Es, por primera vez en este último medio siglo, que esta condición se produce e implica que, también por primera vez, el ejercicio soberano de la fuerza contra los grupos armados ilegales, que controlan amplios corredores del territorio nacional, amparando las acciones delincuenciales derivadas del narcotráfico, la minería ilegal u otras actividades al margen de la ley, se deba realizar sin pausa, pues ello es una condición indispensable para poder construir el país seguro y democrático que todos anhelamos.

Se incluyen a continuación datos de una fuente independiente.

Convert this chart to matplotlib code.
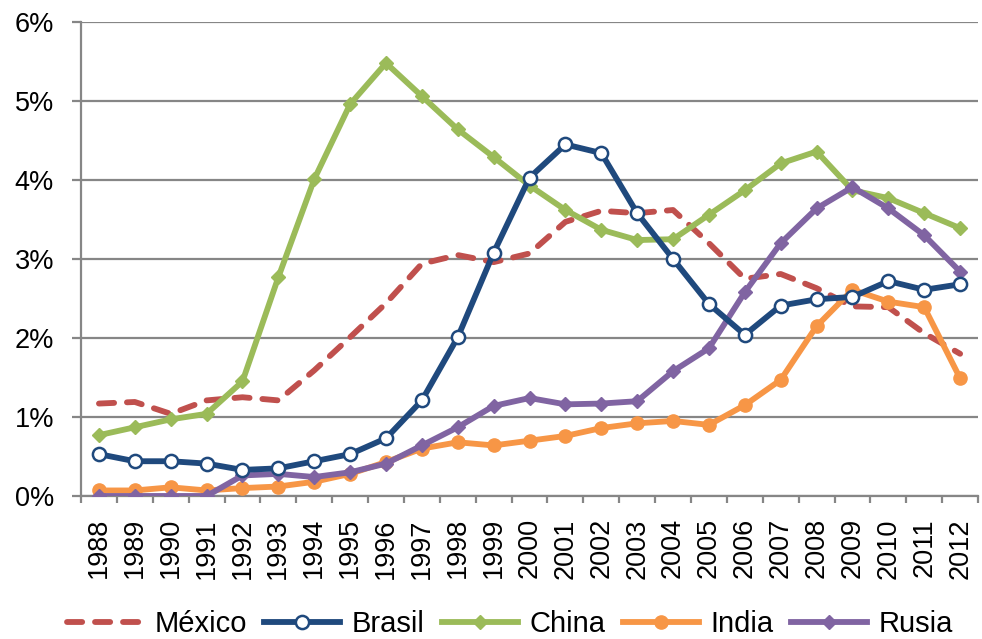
import matplotlib
matplotlib.use("Agg")
import matplotlib.pyplot as plt
import numpy as np

years = [str(y) for y in range(1988, 2013)]

mexico = [1.17, 1.19, 1.04, 1.21, 1.25, 1.21, 1.59, 2.01, 2.44, 2.94, 3.05, 2.96,
          3.07, 3.47, 3.61, 3.58, 3.62, 3.20, 2.75, 2.81, 2.63, 2.40, 2.39, 2.06, 1.80]
brasil = [0.53, 0.44, 0.44, 0.41, 0.33, 0.35, 0.44, 0.53, 0.73, 1.21, 2.01, 3.08,
          4.03, 4.45, 4.34, 3.58, 3.00, 2.43, 2.04, 2.41, 2.49, 2.52, 2.72, 2.61, 2.68]
china = [0.77, 0.87, 0.97, 1.04, 1.45, 2.77, 4.01, 4.96, 5.48, 5.06, 4.64, 4.29,
         3.93, 3.62, 3.37, 3.24, 3.25, 3.56, 3.87, 4.21, 4.36, 3.87, 3.77, 3.58, 3.39]
india = [0.07, 0.07, 0.11, 0.07, 0.10, 0.12, 0.18, 0.28, 0.43, 0.60, 0.68, 0.64,
         0.70, 0.76, 0.86, 0.92, 0.95, 0.90, 1.15, 1.47, 2.15, 2.61, 2.46, 2.39, 1.49]
rusia = [0.0, 0.0, 0.0, 0.0, 0.26, 0.28, 0.24, 0.30, 0.41, 0.64, 0.87, 1.14,
         1.24, 1.16, 1.17, 1.20, 1.58, 1.87, 2.58, 3.20, 3.64, 3.91, 3.64, 3.30, 2.84]

plt.rcParams["font.family"] = ["Liberation Sans", "DejaVu Sans"]

fig = plt.figure(figsize=(9.82, 6.39), dpi=100)
ax = fig.add_axes([0.0825, 0.2238, 0.9135, 0.7418])

x = np.arange(len(years))
lw = 4.2
grid_c = "#868686"

ax.plot(x, mexico, color="#C0504D", lw=lw, dashes=(2.6, 2.2),
        dash_capstyle="round", label="México", zorder=3)
ax.plot(x, brasil, color="#1F497D", lw=lw, marker="o", markersize=9.5,
        markerfacecolor="white", markeredgecolor="#1F497D", markeredgewidth=1.8,
        label="Brasil", zorder=4)
ax.plot(x, china, color="#9BBB59", lw=lw, marker="D", markersize=7,
        label="China", zorder=3)
ax.plot(x, india, color="#F79646", lw=lw, marker="o", markersize=9.5,
        label="India", zorder=3)
ax.plot(x, rusia, color="#8064A2", lw=lw, marker="D", markersize=7,
        label="Rusia", zorder=3)

ax.set_xlim(-0.5, len(years) - 0.5)
ax.set_ylim(0, 6)
ax.set_yticks(range(7))
ax.set_yticklabels([f"{v}%" for v in range(7)])
ax.set_xticks(x)
ax.set_xticklabels(years, rotation=90)
ax.set_xticks(np.arange(len(years) + 1) - 0.5, minor=True)

ax.grid(axis="y", color=grid_c, lw=1.6, zorder=0)
ax.set_axisbelow(True)
for s in ["top", "right"]:
    ax.spines[s].set_visible(False)
for s in ["left", "bottom"]:
    ax.spines[s].set_color(grid_c)
    ax.spines[s].set_linewidth(1.6)

ax.tick_params(axis="y", length=6.5, width=1.6, color=grid_c, pad=13,
               labelsize=19.5)
ax.tick_params(axis="x", which="major", length=0, pad=16, labelsize=19.5)
ax.tick_params(axis="x", which="minor", length=5, width=1.6, color=grid_c)

fig.legend(loc="center", bbox_to_anchor=(510 / 982, 1 - 624 / 639), ncol=5,
           frameon=False, fontsize=21, handlelength=2.6, handletextpad=0.4,
           columnspacing=0.6, borderpad=0)

fig.savefig("out.png", dpi=100)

Un tercer asunto es de coyuntura. Suponer que el establecimiento de 23 áreas veredales de concentración, de un kilómetro cuadrado cada una y de 8 áreas campamentarias de menor tamaño, implica “la entrega del país a las Farc”, no pasa de ser una exageración y una estupidez. Recordemos que la zona de despeje del Caguán fueron 42.000 kilómetros cuadrados, área equivalente a la de algunos países centroamericanos y aún así se evitó la entrega del país a las Farc. Lo actualmente establecido en el Acuerdo de cese bilateral, es solo la concesión justa y necesaria para que el grupo armado pueda tener condiciones de seguridad en su tránsito a la vida civil y para hacer la pedagogía de grupo armado a grupo político, para que dejen de echar balas y mejor echen discursos.